■ **The problem**:
Copy out every line exactly, passing over the pictures.

■ **Dataset content**:

◆ ◆ ◆

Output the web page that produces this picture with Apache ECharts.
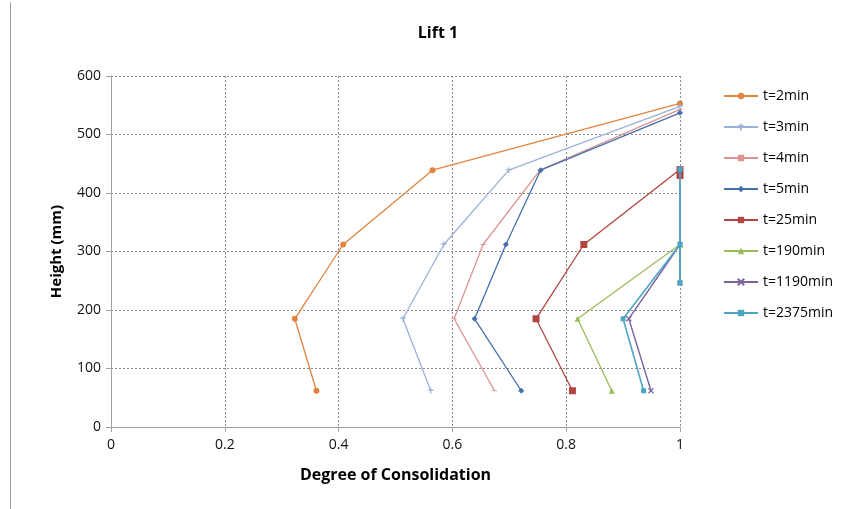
<!DOCTYPE html>
<html>
<head>
<meta charset="utf-8">
<script src="https://cdn.jsdelivr.net/npm/echarts@6/dist/echarts.min.js"></script>
<style>
  html, body { margin: 0; padding: 0; background: #fff; }
  #chart { width: 849px; height: 509px; }
</style>
</head>
<body>
<div id="chart"></div>
<script>
// Degree of consolidation profiles through lift 1 at several elapsed times
const seriesNames = ['t=2min', 't=3min', 't=4min', 't=5min', 't=25min', 't=190min', 't=1190min', 't=2375min'];

// [degree of consolidation, height (mm)] per time step
const t2min    = [[0.361, 62], [0.323, 185], [0.408, 312], [0.565, 439], [1.0, 553]];
const t3min    = [[0.562, 62], [0.513, 185], [0.585, 312], [0.699, 439], [1.0, 548]];
const t4min    = [[0.674, 62], [0.603, 185], [0.654, 312], [0.754, 439], [1.0, 543]];
const t5min    = [[0.721, 62], [0.639, 185], [0.694, 312], [0.755, 439], [1.0, 537]];
const t25min   = [[0.811, 62], [0.747, 185], [0.831, 312], [1.0, 440], [1.0, 430]];
const t190min  = [[0.880, 62], [0.820, 185], [1.0, 312], [1.0, 251]];
const t1190min = [[0.949, 62], [0.910, 185], [1.0, 312], [1.0, 440], [1.0, 246]];
const t2375min = [[0.936, 62], [0.900, 185], [1.0, 312], [1.0, 441], [1.0, 246]];

const xTicks = [0, 0.2, 0.4, 0.6, 0.8, 1];
const yTicks = [0, 100, 200, 300, 400, 500, 600];

const seriesData = [t2min, t3min, t4min, t5min, t25min, t190min, t1190min, t2375min];
const colors  = ['#E2833F', '#9AB2D8', '#DC9492', '#4570AC', '#B04542', '#9BBB59', '#7D62A0', '#4BA6C2'];
const symbols = ['circle', 'path://M0,4H10M5,0V10', 'path://M0,0H10V2H0Z', 'diamond', 'rect', 'triangle',
                 'path://M0,0L10,10M10,0L0,10', 'rect'];
const sizes   = [6, 6, 5, 6, 7, 6, 5, 5];
const widths  = [1.3, 1.3, 1.3, 1.3, 1.3, 1.3, 1.4, 1.6];

const FONT = 'Open Sans';
const chart = echarts.init(document.getElementById('chart'), null, { renderer: 'canvas' });

chart.setOption({
  animation: false,
  color: colors,
  textStyle: { fontFamily: FONT },
  title: {
    text: 'Lift 1',
    left: 433, top: 20, textAlign: 'center',
    textStyle: { fontFamily: FONT, fontSize: 16, fontWeight: 'bold', color: '#000' }
  },
  legend: {
    orient: 'vertical',
    left: 718, top: 84,
    itemWidth: 34, itemHeight: 8, itemGap: 17,
    textStyle: { fontFamily: FONT, fontSize: 14, color: '#000' },
    data: seriesNames
  },
  grid: { left: 111, top: 76, width: 569, height: 351, containLabel: false },
  xAxis: {
    type: 'value', min: 0, max: 1, interval: 0.2,
    name: 'Degree of Consolidation', nameLocation: 'middle', nameGap: 40,
    nameTextStyle: { fontFamily: FONT, fontSize: 16, fontWeight: 'bold', color: '#000' },
    axisLine: { show: true, onZero: false, lineStyle: { color: '#A0A0A0', width: 1 } },
    axisTick: { show: true, inside: false, length: 5, lineStyle: { color: '#A0A0A0' } },
    axisLabel: {
      fontFamily: FONT, fontSize: 14, color: '#111', margin: 11,
      formatter: v => xTicks.includes(Math.round(v * 10) / 10) ? String(Math.round(v * 10) / 10) : ''
    },
    splitLine: { show: true, lineStyle: { color: '#8C8C8C', type: [2, 2], width: 1 } }
  },
  yAxis: {
    type: 'value', min: 0, max: 600, interval: 100,
    name: 'Height (mm)', nameLocation: 'middle', nameGap: 47, nameRotate: 90,
    nameTextStyle: { fontFamily: FONT, fontSize: 15, fontWeight: 'bold', color: '#000' },
    axisLine: { show: true, onZero: false, lineStyle: { color: '#A0A0A0', width: 1 } },
    axisTick: { show: true, inside: false, length: 5, lineStyle: { color: '#A0A0A0' } },
    axisLabel: {
      fontFamily: FONT, fontSize: 14, color: '#111', margin: 10,
      formatter: v => yTicks.includes(v) ? String(v) : ''
    },
    splitLine: { show: true, lineStyle: { color: '#8C8C8C', type: [2, 2], width: 1 } }
  },
  graphic: [
    { type: 'line', left: 8, top: 0, shape: { x1: 0, y1: 0, x2: 0, y2: 509 },
      style: { stroke: '#9A9A9A', lineWidth: 1 }, silent: true }
  ],
  series: seriesData.map((d, i) => ({
    name: seriesNames[i],
    type: 'line',
    data: d,
    symbol: symbols[i],
    symbolSize: sizes[i],
    symbolKeepAspect: true,
    showAllSymbol: true,
    lineStyle: { width: widths[i], color: colors[i] },
    itemStyle: { color: colors[i], borderColor: colors[i], borderWidth: (i === 1 || i === 6) ? 1.2 : 0 },
    emphasis: { disabled: true },
    z: 2 + i
  }))
});
</script>
</body>
</html>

◆ ◆ ◆

■ **Answer below**:
Output the web page that produces this picture with Apache ECharts.
<!DOCTYPE html>
<html>
<head>
<meta charset="utf-8">
<script src="https://cdn.jsdelivr.net/npm/echarts@6/dist/echarts.min.js"></script>
<style>
  html, body { margin: 0; padding: 0; background: #fff; }
  #chart { width: 849px; height: 509px; }
</style>
</head>
<body>
<div id="chart"></div>
<script>
// Degree of consolidation profiles through lift 1 at several elapsed times
const seriesNames = ['t=2min', 't=3min', 't=4min', 't=5min', 't=25min', 't=190min', 't=1190min', 't=2375min'];

// [degree of consolidation, height (mm)] per time step
const t2min    = [[0.361, 62], [0.323, 185], [0.408, 312], [0.565, 439], [1.0, 553]];
const t3min    = [[0.562, 62], [0.513, 185], [0.585, 312], [0.699, 439], [1.0, 548]];
const t4min    = [[0.674, 62], [0.603, 185], [0.654, 312], [0.754, 439], [1.0, 543]];
const t5min    = [[0.721, 62], [0.639, 185], [0.694, 312], [0.755, 439], [1.0, 537]];
const t25min   = [[0.811, 62], [0.747, 185], [0.831, 312], [1.0, 440], [1.0, 430]];
const t190min  = [[0.880, 62], [0.820, 185], [1.0, 312], [1.0, 251]];
const t1190min = [[0.949, 62], [0.910, 185], [1.0, 312], [1.0, 440], [1.0, 246]];
const t2375min = [[0.936, 62], [0.900, 185], [1.0, 312], [1.0, 441], [1.0, 246]];

const xTicks = [0, 0.2, 0.4, 0.6, 0.8, 1];
const yTicks = [0, 100, 200, 300, 400, 500, 600];

const seriesData = [t2min, t3min, t4min, t5min, t25min, t190min, t1190min, t2375min];
const colors  = ['#E2833F', '#9AB2D8', '#DC9492', '#4570AC', '#B04542', '#9BBB59', '#7D62A0', '#4BA6C2'];
const symbols = ['circle', 'path://M0,4H10M5,0V10', 'path://M0,0H10V2H0Z', 'diamond', 'rect', 'triangle',
                 'path://M0,0L10,10M10,0L0,10', 'rect'];
const sizes   = [6, 6, 5, 6, 7, 6, 5, 5];
const widths  = [1.3, 1.3, 1.3, 1.3, 1.3, 1.3, 1.4, 1.6];

const FONT = 'Open Sans';
const chart = echarts.init(document.getElementById('chart'), null, { renderer: 'canvas' });

chart.setOption({
  animation: false,
  color: colors,
  textStyle: { fontFamily: FONT },
  title: {
    text: 'Lift 1',
    left: 433, top: 20, textAlign: 'center',
    textStyle: { fontFamily: FONT, fontSize: 16, fontWeight: 'bold', color: '#000' }
  },
  legend: {
    orient: 'vertical',
    left: 718, top: 84,
    itemWidth: 34, itemHeight: 8, itemGap: 17,
    textStyle: { fontFamily: FONT, fontSize: 14, color: '#000' },
    data: seriesNames
  },
  grid: { left: 111, top: 76, width: 569, height: 351, containLabel: false },
  xAxis: {
    type: 'value', min: 0, max: 1, interval: 0.2,
    name: 'Degree of Consolidation', nameLocation: 'middle', nameGap: 40,
    nameTextStyle: { fontFamily: FONT, fontSize: 16, fontWeight: 'bold', color: '#000' },
    axisLine: { show: true, onZero: false, lineStyle: { color: '#A0A0A0', width: 1 } },
    axisTick: { show: true, inside: false, length: 5, lineStyle: { color: '#A0A0A0' } },
    axisLabel: {
      fontFamily: FONT, fontSize: 14, color: '#111', margin: 11,
      formatter: v => xTicks.includes(Math.round(v * 10) / 10) ? String(Math.round(v * 10) / 10) : ''
    },
    splitLine: { show: true, lineStyle: { color: '#8C8C8C', type: [2, 2], width: 1 } }
  },
  yAxis: {
    type: 'value', min: 0, max: 600, interval: 100,
    name: 'Height (mm)', nameLocation: 'middle', nameGap: 47, nameRotate: 90,
    nameTextStyle: { fontFamily: FONT, fontSize: 15, fontWeight: 'bold', color: '#000' },
    axisLine: { show: true, onZero: false, lineStyle: { color: '#A0A0A0', width: 1 } },
    axisTick: { show: true, inside: false, length: 5, lineStyle: { color: '#A0A0A0' } },
    axisLabel: {
      fontFamily: FONT, fontSize: 14, color: '#111', margin: 10,
      formatter: v => yTicks.includes(v) ? String(v) : ''
    },
    splitLine: { show: true, lineStyle: { color: '#8C8C8C', type: [2, 2], width: 1 } }
  },
  graphic: [
    { type: 'line', left: 8, top: 0, shape: { x1: 0, y1: 0, x2: 0, y2: 509 },
      style: { stroke: '#9A9A9A', lineWidth: 1 }, silent: true }
  ],
  series: seriesData.map((d, i) => ({
    name: seriesNames[i],
    type: 'line',
    data: d,
    symbol: symbols[i],
    symbolSize: sizes[i],
    symbolKeepAspect: true,
    showAllSymbol: true,
    lineStyle: { width: widths[i], color: colors[i] },
    itemStyle: { color: colors[i], borderColor: colors[i], borderWidth: (i === 1 || i === 6) ? 1.2 : 0 },
    emphasis: { disabled: true },
    z: 2 + i
  }))
});
</script>
</body>
</html>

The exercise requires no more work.